_TASK DIRECTIONS_.
Search the listing below for the word "chart" and copy each line that holds it.

* START SUPPLIED INFORMATION *

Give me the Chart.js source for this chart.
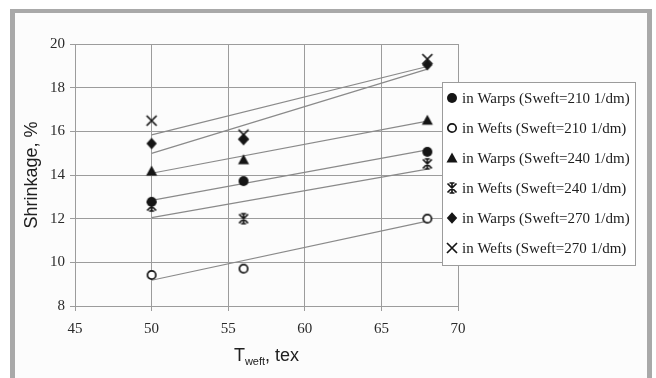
<!DOCTYPE html>
<html>
<head>
<meta charset="utf-8">
<script src="https://cdn.jsdelivr.net/npm/chart.js@4.4.1/dist/chart.umd.min.js"></script>
<style>
  html, body { margin: 0; padding: 0; background: #fff; overflow: hidden; }
  #wrap  { position: relative; width: 656px; height: 378px; overflow: hidden; }
  #frame { position: absolute; left: 10px; top: 9px; width: 632px; height: 420px;
           border: 5px solid #a9a9a9; border-top-width: 4px; background: #fcfcfc; }
  #chart { position: absolute; left: 0; top: 0; }
</style>
</head>
<body>
<div id="wrap">
  <div id="frame"></div>
  <canvas id="chart" width="656" height="378"></canvas>
</div>
<script>
// ------------------------------------------------------------
//  Shrinkage vs weft linear density
// ------------------------------------------------------------

const TEX = [50, 56, 68];

const WARPS_210 = [12.77, 13.72, 15.06];
const WEFTS_210 = [9.42, 9.71, 12.0];
const WARPS_240 = [14.18, 14.70, 16.51];
const WEFTS_240 = [12.58, 12.0, 14.51];
const WARPS_270 = [15.44, 15.62, 19.05];
const WEFTS_270 = [16.49, 15.85, 19.31];

// trend lines: value at the two ends (50 and 68 tex)
const TREND_X = [50, 68];
const TREND_WARPS_210 = [12.84, 15.15];
const TREND_WEFTS_210 = [9.18, 11.89];
const TREND_WARPS_240 = [14.08, 16.47];
const TREND_WEFTS_240 = [12.05, 14.27];
const TREND_WARPS_270 = [14.99, 18.85];
const TREND_WEFTS_270 = [15.84, 18.97];

const X_TICKS = [45, 50, 55, 60, 65, 70];
const Y_TICKS = [8, 10, 12, 14, 16, 18, 20];

const LABELS = [
  "in Warps (Sweft=210 1/dm)",
  "in Wefts (Sweft=210 1/dm)",
  "in Warps (Sweft=240 1/dm)",
  "in Wefts (Sweft=240 1/dm)",
  "in Warps (Sweft=270 1/dm)",
  "in Wefts (Sweft=270 1/dm)",
];

const INK  = "#151515";
const GRID = "#9c9c9c";
const SERIF = "'Liberation Serif', 'Times New Roman', serif";
const SANS  = "'Liberation Sans', Arial, sans-serif";

// маркеры рисуем сами, как в Excel
function marker(kind) {
  const s = 14, m = s / 2;
  const c = document.createElement("canvas");
  c.width = s; c.height = s;
  const g = c.getContext("2d");
  g.fillStyle = INK; g.strokeStyle = INK; g.lineWidth = 1.7;
  g.beginPath();
  switch (kind) {
    case "dot":
      g.arc(m, m, 5, 0, Math.PI * 2); g.fill(); break;
    case "ring":
      g.arc(m, m, 4.2, 0, Math.PI * 2);
      g.fillStyle = "#fff"; g.fill(); g.stroke(); break;
    case "tri":
      g.moveTo(m, m - 5.5); g.lineTo(m + 5.5, m + 4.5); g.lineTo(m - 5.5, m + 4.5);
      g.closePath(); g.fill(); break;
    case "star":
      g.moveTo(m - 4.5, m - 4.5); g.lineTo(m + 4.5, m + 4.5);
      g.moveTo(m + 4.5, m - 4.5); g.lineTo(m - 4.5, m + 4.5);
      g.moveTo(m, m - 5.5); g.lineTo(m, m + 5.5);
      g.moveTo(m - 2.5, m - 5); g.lineTo(m + 2.5, m - 5);
      g.moveTo(m - 2.5, m + 5); g.lineTo(m + 2.5, m + 5);
      g.stroke(); break;
    case "diamond":
      g.moveTo(m, m - 5.8); g.lineTo(m + 5.2, m); g.lineTo(m, m + 5.8); g.lineTo(m - 5.2, m);
      g.closePath(); g.fill(); break;
    case "cross":
      g.moveTo(m - 5, m - 5); g.lineTo(m + 5, m + 5);
      g.moveTo(m + 5, m - 5); g.lineTo(m - 5, m + 5);
      g.stroke(); break;
  }
  return c;
}

const MARKERS = ["dot", "ring", "tri", "star", "diamond", "cross"].map(marker);

const SERIES = [WARPS_210, WEFTS_210, WARPS_240, WEFTS_240, WARPS_270, WEFTS_270];
const TRENDS = [TREND_WARPS_210, TREND_WEFTS_210, TREND_WARPS_240,
                TREND_WEFTS_240, TREND_WARPS_270, TREND_WEFTS_270];

const pointSets = SERIES.map((vals, i) => ({
  label: LABELS[i],
  data: TEX.map((x, j) => ({ x, y: vals[j] })),
  showLine: false,
  pointStyle: MARKERS[i],
  pointRadius: 6,
}));

const trendSets = TRENDS.map(vals => ({
  label: "",
  data: TREND_X.map((x, j) => ({ x, y: vals[j] })),
  showLine: true,
  borderColor: "#8a8a8a",
  borderWidth: 1.2,
  pointRadius: 0,
}));

// легенда в рамке поверх графика
const boxLegend = {
  id: "boxLegend",
  afterDraw(chart) {
    const ctx = chart.ctx;
    const x0 = 442, y0 = 82, w = 193, h = 183;
    ctx.save();
    ctx.fillStyle = "#fff";
    ctx.fillRect(x0, y0, w, h);
    ctx.strokeStyle = GRID; ctx.lineWidth = 1;
    ctx.strokeRect(x0 + 0.5, y0 + 0.5, w, h);
    ctx.font = "15px " + SERIF;
    ctx.fillStyle = "#202020";
    ctx.textBaseline = "middle";
    LABELS.forEach((t, i) => {
      const y = y0 + 16 + i * 30;
      ctx.drawImage(MARKERS[i], x0 + 10 - 7, y - 7);
      ctx.fillText(t, x0 + 20, y + 1);
    });
    ctx.restore();
  },
};

// подпись оси X с индексом: T_weft, tex
const xTitle = {
  id: "xTitle",
  afterDraw(chart) {
    const ctx = chart.ctx, a = chart.chartArea;
    const big = "18px " + SANS, small = "11px " + SANS;
    ctx.save();
    ctx.fillStyle = "#202020";
    ctx.textBaseline = "alphabetic";
    ctx.font = big;   const wT = ctx.measureText("T").width;
    const wTail = ctx.measureText(", tex").width;
    ctx.font = small; const wSub = ctx.measureText("weft").width;
    let x = (a.left + a.right) / 2 - (wT + wSub + wTail) / 2;
    const base = 361;
    ctx.font = big;   ctx.fillText("T", x, base); x += wT;
    ctx.font = small; ctx.fillText("weft", x, base + 4); x += wSub;
    ctx.font = big;   ctx.fillText(", tex", x, base);
    ctx.restore();
  },
};

new Chart(document.getElementById("chart"), {
  type: "scatter",
  data: { datasets: [...pointSets, ...trendSets] },
  plugins: [boxLegend, xTitle],
  options: {
    responsive: false,
    animation: false,
    events: [],
    layout: { padding: { left: 0, right: 198, top: 44, bottom: 0 } },
    plugins: { legend: { display: false }, tooltip: { enabled: false } },
    scales: {
      x: {
        type: "linear",
        min: 45, max: 70,
        afterBuildTicks: s => { s.ticks = X_TICKS.map(v => ({ value: v })); },
        afterFit: s => { s.height = 72; },
        grid: { color: GRID, lineWidth: 1, tickLength: 5 },
        border: { color: GRID },
        ticks: { font: { family: SERIF, size: 15 }, color: "#2a2a2a", padding: 9, maxRotation: 0 },
      },
      y: {
        type: "linear",
        min: 8, max: 20,
        afterBuildTicks: s => { s.ticks = Y_TICKS.map(v => ({ value: v })); },
        afterFit: s => { s.width = 75; },
        grid: { color: GRID, lineWidth: 1, tickLength: 5 },
        border: { color: GRID },
        ticks: { font: { family: SERIF, size: 15 }, color: "#2a2a2a", padding: 5 },
        title: {
          display: true,
          text: "Shrinkage, %",
          font: { family: SANS, size: 18 },
          color: "#202020",
          padding: { top: 21, bottom: 0 },
        },
      },
    },
  },
});
</script>
</body>
</html>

* END SUPPLIED INFORMATION *

_RESPONSE TO THE EXERCISE_.
Give me the Chart.js source for this chart.
<script src="https://cdn.jsdelivr.net/npm/chart.js@4.4.1/dist/chart.umd.min.js"></script>
  #chart { position: absolute; left: 0; top: 0; }
  <canvas id="chart" width="656" height="378"></canvas>
  afterDraw(chart) {
    const ctx = chart.ctx;
  afterDraw(chart) {
    const ctx = chart.ctx, a = chart.chartArea;
new Chart(document.getElementById("chart"), {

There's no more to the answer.